Walking across the Brooklyn Bridge was the place to hear "Brooklyn Bridge Song," with its doomed love expressed in visions of the traffic helicopters over the East River. Well, doomed love is better than no love, and the helicopters were strangely poignant that day as I listened to the fingerpicking guitar and vocal harmonies that reminded me - and this is not Sxip's fault, all bridge songs with fingerpicking guitar and vocal harmonies are wired together in the brain - of Simon and Garfunkel's "59th Street Bridge Song."

"Ghosts of the Gowanus Canal" really is like a ghost song, a song about all those barges and that freight, all that stone and brick and leather and lumber and coal and iron and feed and ice and cloth that got shipped along the canal when it was a major industrial thoroughfare in the 19th century, when factories and warehouses were built along its banks for ease of transport. The waters are still and placid today, surrounded by the now-rotting industrial infrastructure they inspired. You'll see the occasional sunbather amid the landscape of salvage yards, parking lots and fuel tanks. The music is full of barge horns and clanking and chugging, bells and breezes, but it sings too, with a haunting voice like the music of a strange culture, not fully understood but strangely powerful at a distance.

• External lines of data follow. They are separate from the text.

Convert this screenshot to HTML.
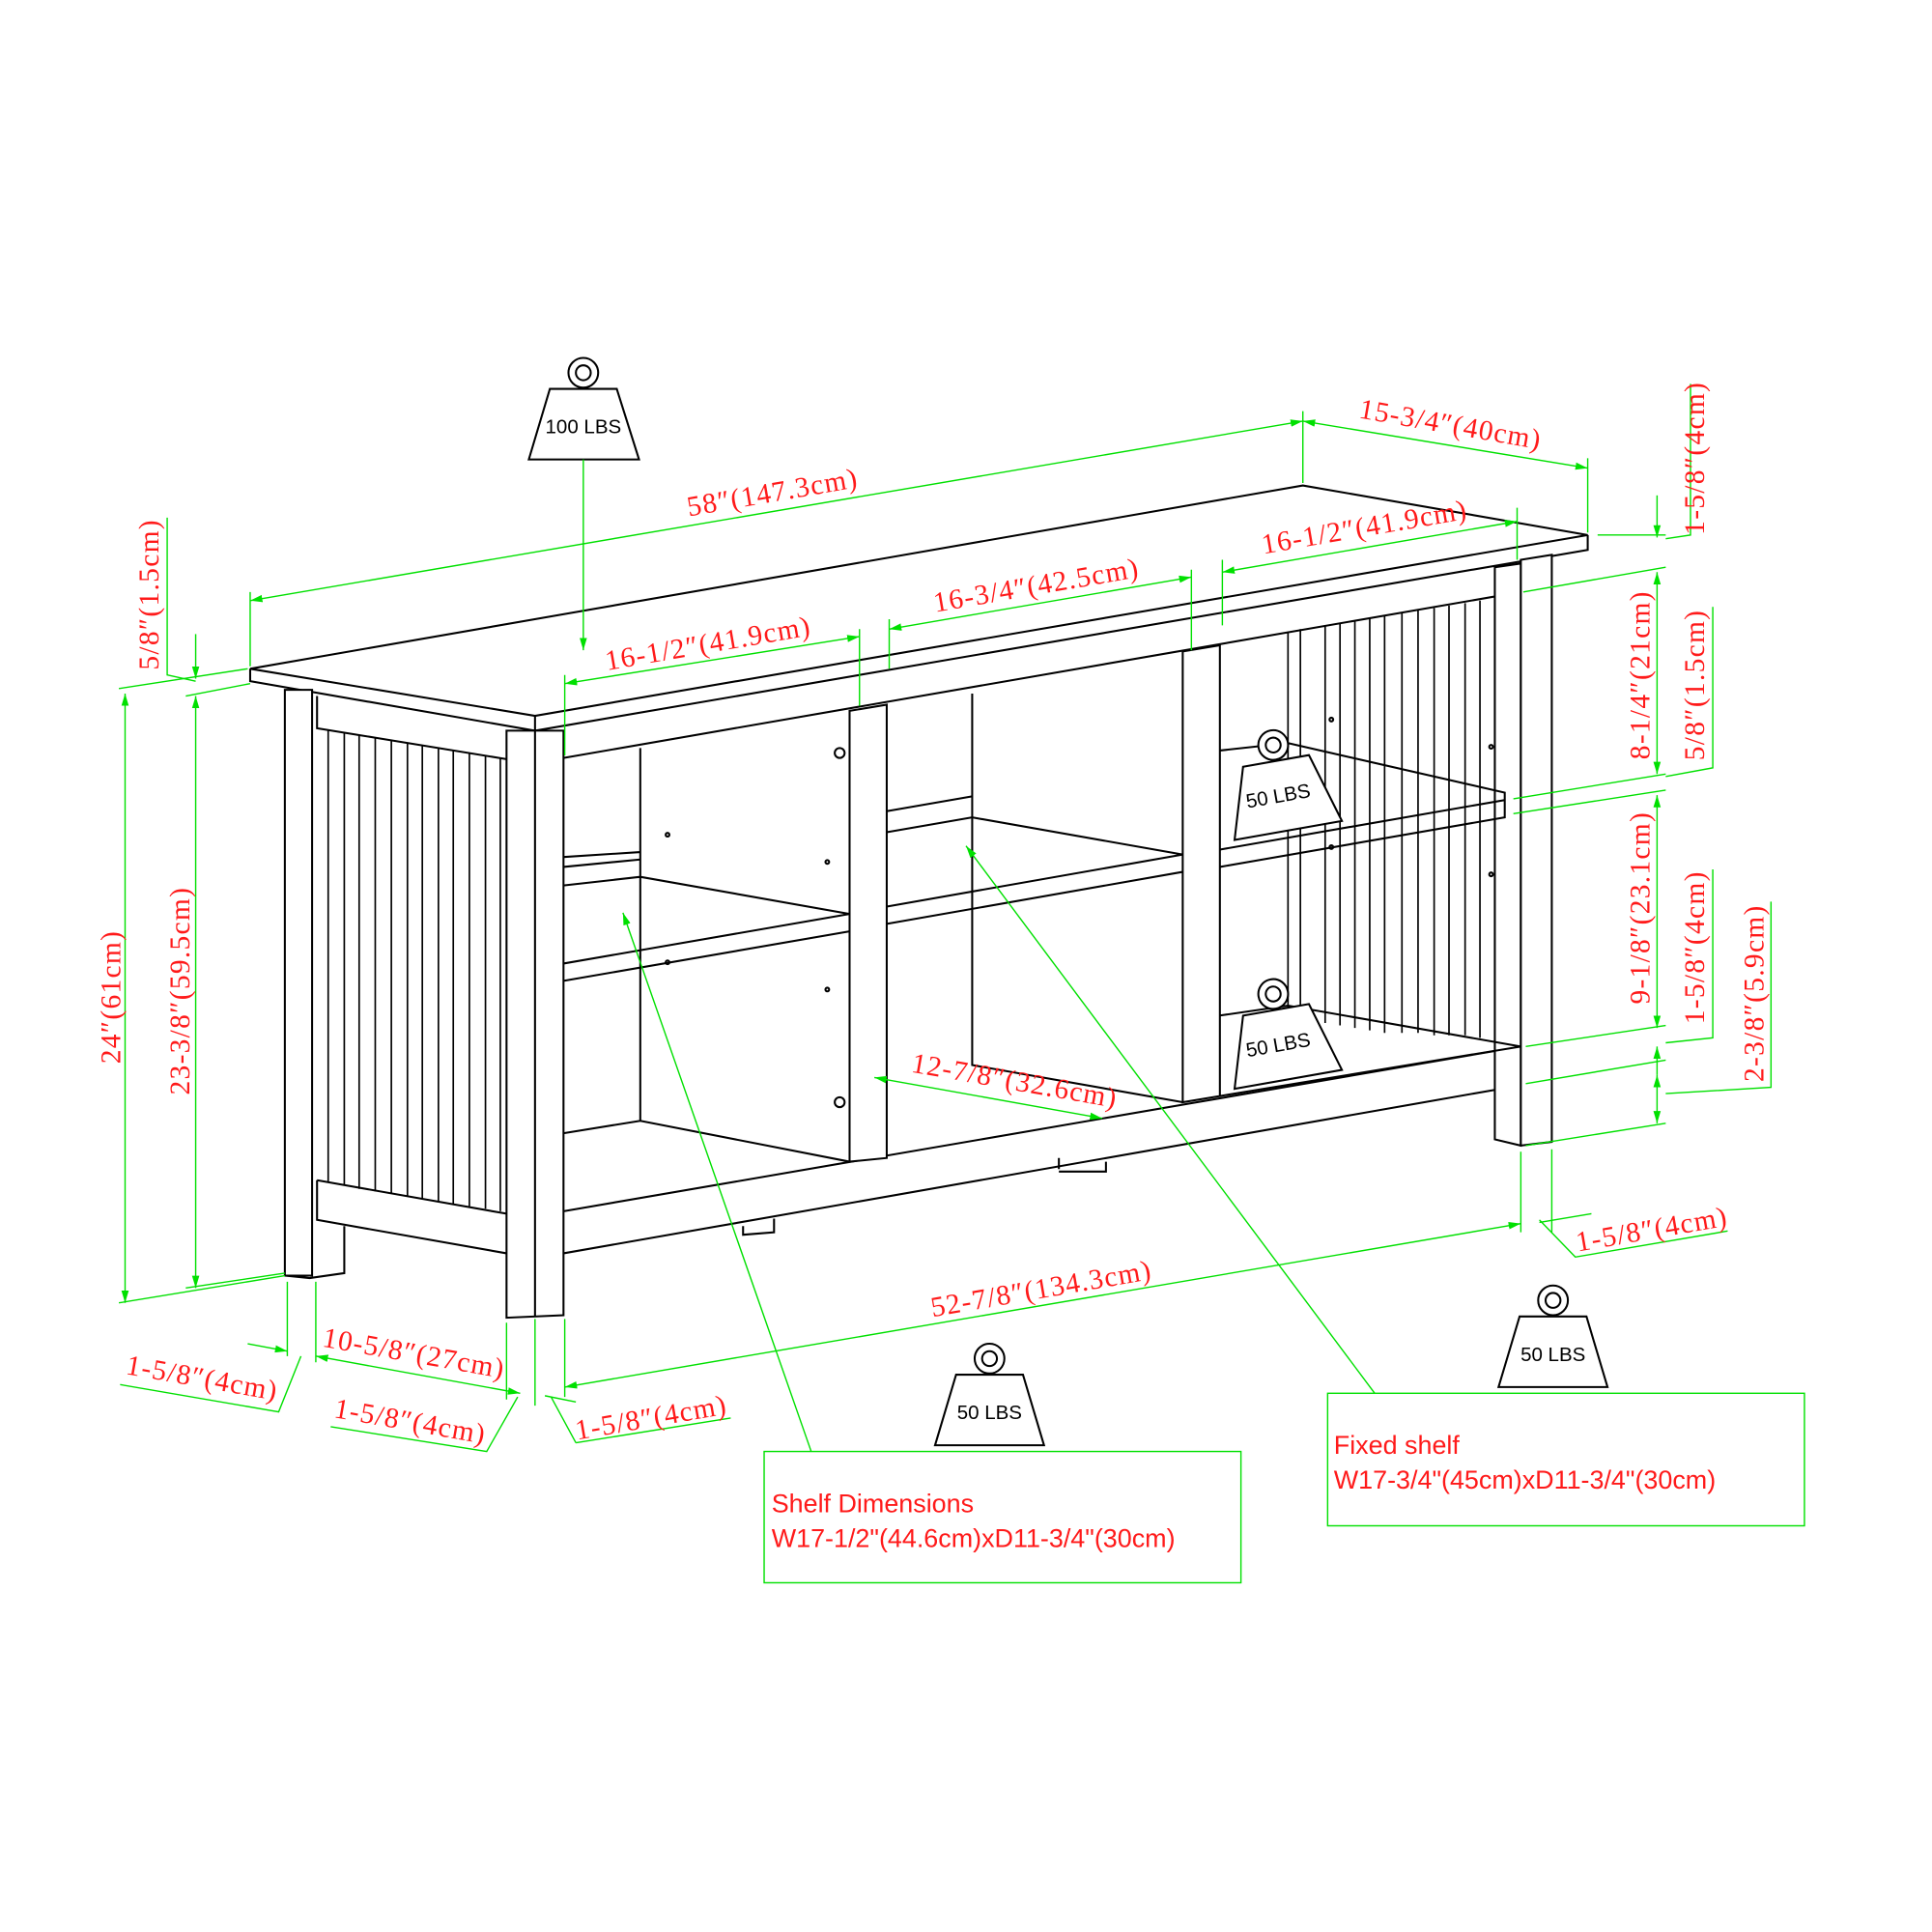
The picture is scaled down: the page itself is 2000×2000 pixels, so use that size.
<!DOCTYPE html>
<html><head><style>
html,body{margin:0;padding:0;background:#fff}
svg{display:block}
.k{stroke:#000;stroke-width:1.6;fill:none}
.kf{stroke:#000;stroke-width:1.6;fill:#fff}
.g{stroke:#00e000;stroke-width:1.1;fill:none}
.d{fill:#ff1a1a;font-family:"Liberation Serif",serif;font-size:23px;letter-spacing:1px}
.s{fill:#ff1a1a;font-family:"Liberation Sans",sans-serif;font-size:21px}
.w{fill:#000;font-family:"Liberation Sans",sans-serif;font-size:16px}
</style></head><body>
<svg width="2000" height="2000" viewBox="0 0 1560 1560" xmlns="http://www.w3.org/2000/svg">
<defs>
<marker id="a" viewBox="0 0 10 10" refX="10" refY="5" markerWidth="9" markerHeight="9" orient="auto-start-reverse"><path d="M0,2 L10,5 L0,8 z" fill="#00e000"/></marker>
</defs>
<rect width="1560" height="1560" fill="#fff"/>

<g class="k">
<path class="kf" d="M202,540 L1052,392 L1282,432 L432,578 Z"/>
<path d="M202,540 L202,550 L432,590 L1282,444 L1282,432 M432,578 L432,590"/>
<path class="kf" d="M230,557 L252,557 L252,1030 L230,1030 Z"/>
<path d="M230,1030 L250,1032 L278,1028 L278,990"/>
<path d="M256,562 L256,588 L409,613 M256,953 L409,980 M256,953 L256,985 L409,1012"/>
<g stroke-width="1.3">
<path d="M265,590 V955 M278,592 V957 M290,594 V960 M303,596 V962 M316,598 V964 M329,600 V966 M341,602 V968 M354,604 V970 M366,606 V972 M379,608 V974 M392,610 V976 M404,612 V978"/>
</g>
<path class="kf" d="M409,590 L455,590 L455,1062 L409,1064 Z"/>
<path d="M432,590 V1063"/>
<path d="M455,612 L1228,478 M1228,452 L1228,845 M455,978 L1228,845 M455,1012 L1207,880"/>
<path class="kf" d="M1207,458 L1228,455 L1228,925 L1207,920 Z"/>
<path class="kf" d="M1228,452 L1253,448 L1253,922 L1228,925 Z"/>
<g stroke-width="1.3">
<path d="M1040,510 V822 M1050,508 V824 M1070,505 V826 M1082,503 V828 M1094,501 V830 M1106,499 V832 M1118,497 V834 M1132,495 V834 M1145,493 V834 M1158,491 V836 M1170,489 V836 M1183,487 V836 M1195,485 V838"/>
</g>
<path class="kf" d="M686,574 L716,569 L716,935 L686,938 Z"/>
<path class="kf" d="M955,526 L985,521 L985,885 L955,890 Z"/>
<path d="M517,604 V905 M455,692 L517,688 M455,700 L517,694 M455,715 L517,708 L686,738 M455,778 L686,738 M455,792 L686,752 M455,915 L517,905 L686,938 M785,560 V860 L955,890"/>
<path d="M716,655 L785,643 M716,672 L785,660 L955,690 M716,732 L955,690 M716,746 L955,704"/>
<path d="M985,606 L1040,600 M985,686 L1215,646 L1215,660 L985,700 M1040,600 L1215,640 L1215,646 M985,820 L1040,812 L1228,845 M985,885 L1228,845"/>
<path d="M855,944 L855,935 M893,938 L893,946 L855,946 M600,990 L600,997 L625,995 L625,984"/>
<circle cx="678" cy="608" r="4"/><circle cx="678" cy="890" r="4"/>
<circle cx="539" cy="674" r="1.5"/><circle cx="668" cy="696" r="1.5"/><circle cx="539" cy="777" r="1.5"/><circle cx="668" cy="799" r="1.5"/>
<circle cx="1075" cy="581" r="1.5"/><circle cx="1204" cy="603" r="1.5"/><circle cx="1075" cy="684" r="1.5"/><circle cx="1204" cy="706" r="1.5"/>
</g>

<g class="k">
<circle cx="471" cy="301" r="12"/><circle cx="471" cy="301" r="6"/>
<path d="M444,314 L498,314 L516,371 L427,371 Z"/>
<circle cx="1254" cy="1050" r="12"/><circle cx="1254" cy="1050" r="6"/>
<path d="M1227,1063 L1281,1063 L1298,1120 L1210,1120 Z"/>
<circle cx="799" cy="1097" r="12"/><circle cx="799" cy="1097" r="6"/>
<path d="M772,1110 L826,1110 L843,1167 L755,1167 Z"/>
<g transform="translate(1035,641) rotate(-10)"><circle cx="0" cy="-40" r="12" fill="#fff"/><circle cx="0" cy="-40" r="6"/><path d="M-27,-27 L27,-27 L44,30 L-44,30 Z" fill="#fff"/></g>
<g transform="translate(1035,842) rotate(-10)"><circle cx="0" cy="-40" r="12" fill="#fff"/><circle cx="0" cy="-40" r="6"/><path d="M-27,-27 L27,-27 L44,30 L-44,30 Z" fill="#fff"/></g>
</g>
<text class="w" x="471" y="350" text-anchor="middle">100 LBS</text>
<text class="w" x="1254" y="1099" text-anchor="middle">50 LBS</text>
<text class="w" x="799" y="1146" text-anchor="middle">50 LBS</text>
<text class="w" transform="translate(1033,648) rotate(-10)" text-anchor="middle">50 LBS</text>
<text class="w" transform="translate(1033,849) rotate(-10)" text-anchor="middle">50 LBS</text>

<g class="g">
<path d="M471,371 V525" marker-end="url(#a)"/>
<path d="M202,485 L1052,340" marker-start="url(#a)" marker-end="url(#a)"/>
<path d="M202,478 V538 M1052,332 V390"/>
<path d="M1052,340 L1282,378" marker-start="url(#a)" marker-end="url(#a)"/>
<path d="M1282,370 V430"/>
<path d="M987,462 L1225,421" marker-start="url(#a)" marker-end="url(#a)"/>
<path d="M987,452 V505 M1225,410 V452"/>
<path d="M718,508 L962,466" marker-start="url(#a)" marker-end="url(#a)"/>
<path d="M718,500 V540 M962,460 V525"/>
<path d="M456,552 L694,514" marker-start="url(#a)" marker-end="url(#a)"/>
<path d="M456,545 V610 M694,508 V570"/>
<path d="M706,870 L890,903" marker-start="url(#a)" marker-end="url(#a)"/>
<path d="M456,1120 L1228,988" marker-start="url(#a)" marker-end="url(#a)"/>
<path d="M456,1065 V1128 M1228,930 V995 M1253,928 V995 M432,1065 V1135 M409,1068 V1130 M232,1035 V1095 M255,1035 V1100"/>
<path d="M1243,987 L1285,980"/>
<path d="M1243,985 L1272,1015 L1395,994"/>
<path d="M255,1095 L420,1125" marker-start="url(#a)" marker-end="url(#a)"/>
<path d="M200,1085 L232,1091" marker-end="url(#a)"/>
<path d="M97,1118 L225,1140 L243,1095"/>
<path d="M267,1152 L393,1172 L418,1128"/>
<path d="M465,1165 L590,1145 M445,1128 L465,1165 M440,1127 L465,1132"/>
<path d="M101,560 V1052" marker-start="url(#a)" marker-end="url(#a)"/>
<path d="M96,556 L200,540 M96,1052 L230,1030"/>
<path d="M158,562 V1040" marker-start="url(#a)" marker-end="url(#a)"/>
<path d="M150,562 L202,552 M150,1040 L230,1028"/>
<path d="M158,512 V548" marker-end="url(#a)"/>
<path d="M135,418 V545 L158,550"/>
<path d="M1338,400 V434" marker-end="url(#a)"/>
<path d="M1338,462 V625" marker-start="url(#a)" marker-end="url(#a)"/>
<path d="M1338,642 V830" marker-start="url(#a)" marker-end="url(#a)"/>
<path d="M1338,845 V868" marker-start="url(#a)"/>
<path d="M1338,868 V907" marker-start="url(#a)" marker-end="url(#a)"/>
<path d="M1290,432 L1345,432 M1230,478 L1345,458 M1222,645 L1345,625 M1222,657 L1345,638 M1232,845 L1345,828 M1232,875 L1345,856 M1232,925 L1345,907"/>
<path d="M1365,310 V432 L1345,435 M1383,490 V620 L1345,627 M1383,702 V838 L1345,842 M1430,728 V878 L1345,883"/>
<rect x="617" y="1172" width="385" height="106"/>
<rect x="1072" y="1125" width="385" height="107"/>
<path d="M655,1172 L503,737" marker-end="url(#a)"/>
<path d="M1110,1125 L780,683" marker-end="url(#a)"/>
</g>

<text class="d" transform="translate(625,405) rotate(-9.8)" text-anchor="middle">58″(147.3cm)</text>
<text class="d" transform="translate(1170,350) rotate(9.9)" text-anchor="middle">15-3/4″(40cm)</text>
<text class="d" transform="translate(1103,433) rotate(-9.8)" text-anchor="middle">16-1/2″(41.9cm)</text>
<text class="d" transform="translate(838,480) rotate(-9.8)" text-anchor="middle">16-3/4″(42.5cm)</text>
<text class="d" transform="translate(573,527) rotate(-9.8)" text-anchor="middle">16-1/2″(41.9cm)</text>
<text class="d" transform="translate(818,880) rotate(10)" text-anchor="middle">12-7/8″(32.6cm)</text>
<text class="d" transform="translate(842,1048) rotate(-9.8)" text-anchor="middle">52-7/8″(134.3cm)</text>
<text class="d" transform="translate(1335,1000) rotate(-9.8)" text-anchor="middle">1-5/8″(4cm)</text>
<text class="d" transform="translate(333,1100) rotate(10)" text-anchor="middle">10-5/8″(27cm)</text>
<text class="d" transform="translate(162,1120) rotate(10)" text-anchor="middle">1-5/8″(4cm)</text>
<text class="d" transform="translate(330,1155) rotate(10)" text-anchor="middle">1-5/8″(4cm)</text>
<text class="d" transform="translate(527,1152) rotate(-9.8)" text-anchor="middle">1-5/8″(4cm)</text>
<text class="d" transform="translate(97,805) rotate(-90)" text-anchor="middle">24″(61cm)</text>
<text class="d" transform="translate(153,800) rotate(-90)" text-anchor="middle">23-3/8″(59.5cm)</text>
<text class="d" transform="translate(128,480) rotate(-90)" text-anchor="middle">5/8″(1.5cm)</text>
<text class="d" transform="translate(1376,370) rotate(-90)" text-anchor="middle">1-5/8″(4cm)</text>
<text class="d" transform="translate(1332,545) rotate(-90)" text-anchor="middle">8-1/4″(21cm)</text>
<text class="d" transform="translate(1376,553) rotate(-90)" text-anchor="middle">5/8″(1.5cm)</text>
<text class="d" transform="translate(1332,733) rotate(-90)" text-anchor="middle">9-1/8″(23.1cm)</text>
<text class="d" transform="translate(1376,765) rotate(-90)" text-anchor="middle">1-5/8″(4cm)</text>
<text class="d" transform="translate(1424,802) rotate(-90)" text-anchor="middle">2-3/8″(5.9cm)</text>
<text class="s" x="623" y="1221">Shelf Dimensions</text>
<text class="s" x="623" y="1249">W17-1/2"(44.6cm)xD11-3/4"(30cm)</text>
<text class="s" x="1077" y="1174">Fixed shelf</text>
<text class="s" x="1077" y="1202">W17-3/4"(45cm)xD11-3/4"(30cm)</text>
</svg>
</body></html>
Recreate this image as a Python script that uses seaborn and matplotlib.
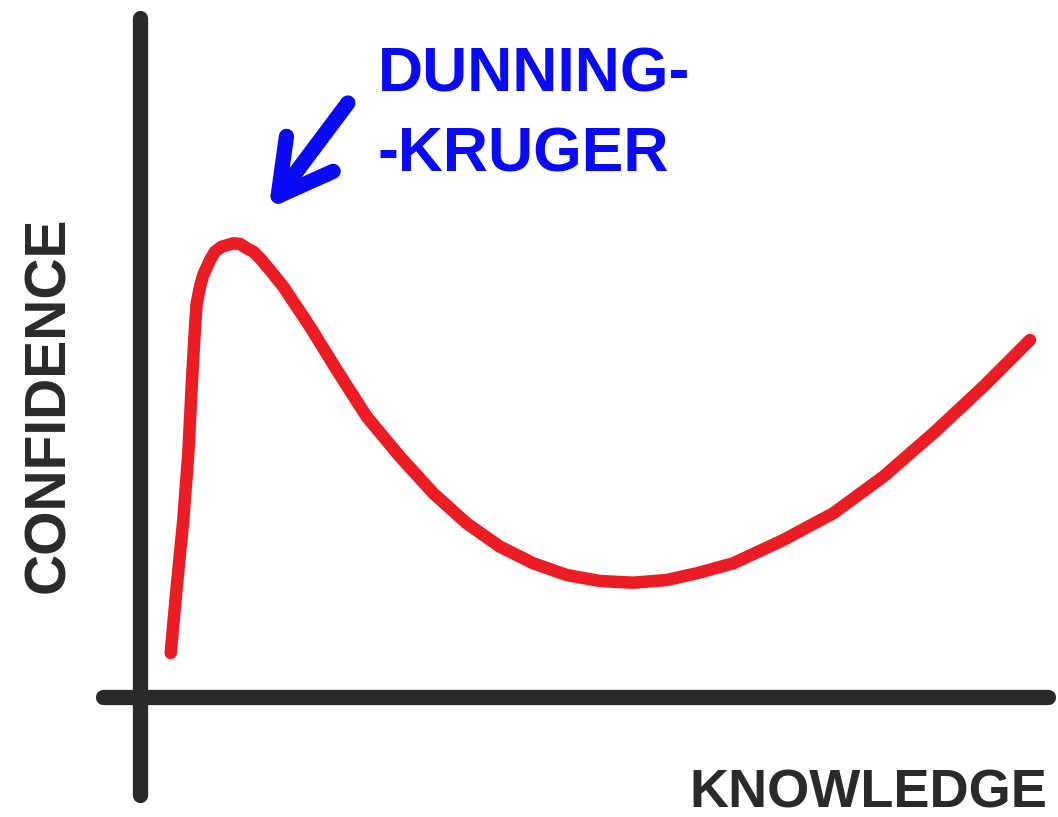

It's a very generous album, with seventeen tracks, and each one needs to be heard on its own terms and given the listener's full attention. Shirey brought some of these them to a cabaret-style show at the Lucille Lortel last month that featured himself, Evelyn Evelyn (world's only conjoined identical twin musical act) and Amanda Palmer and Jason Webley, who bear an astonishing resemblance to the Evelyn sisters. I could say a lot about the amazing Amanda Palmer if I had space - what she can say with her eyes and her music. The block letters on her electric piano might be assumed to spell KURZWEIL, the major manufacturer of electric pianos. In fact they spell KURTWEILL, and that is no accident. In addition to her own large catalogue she can do Weimar and she can do Radiohead, but she's always her own bad self.

Shirey opened, playing several harmonicas at once, flutes, bells, marbles rolling in bowls, and his own breath, amplified and channeled so that you heard and understood it as living sound, a presence of its own. He called up a volunteer to ring a toy bell at a particular point in a song--"Not too dramatic. But not ironic either. I hate that shit." Everything he did, every song, every noise wrung out of a piece of cheap plastic or kazoo or run through his complicated amplification, stood on its own and had something authentic to say about sound and its resonance with the human nervous system. It was experimental, but it was confident and real - definitely not ironic.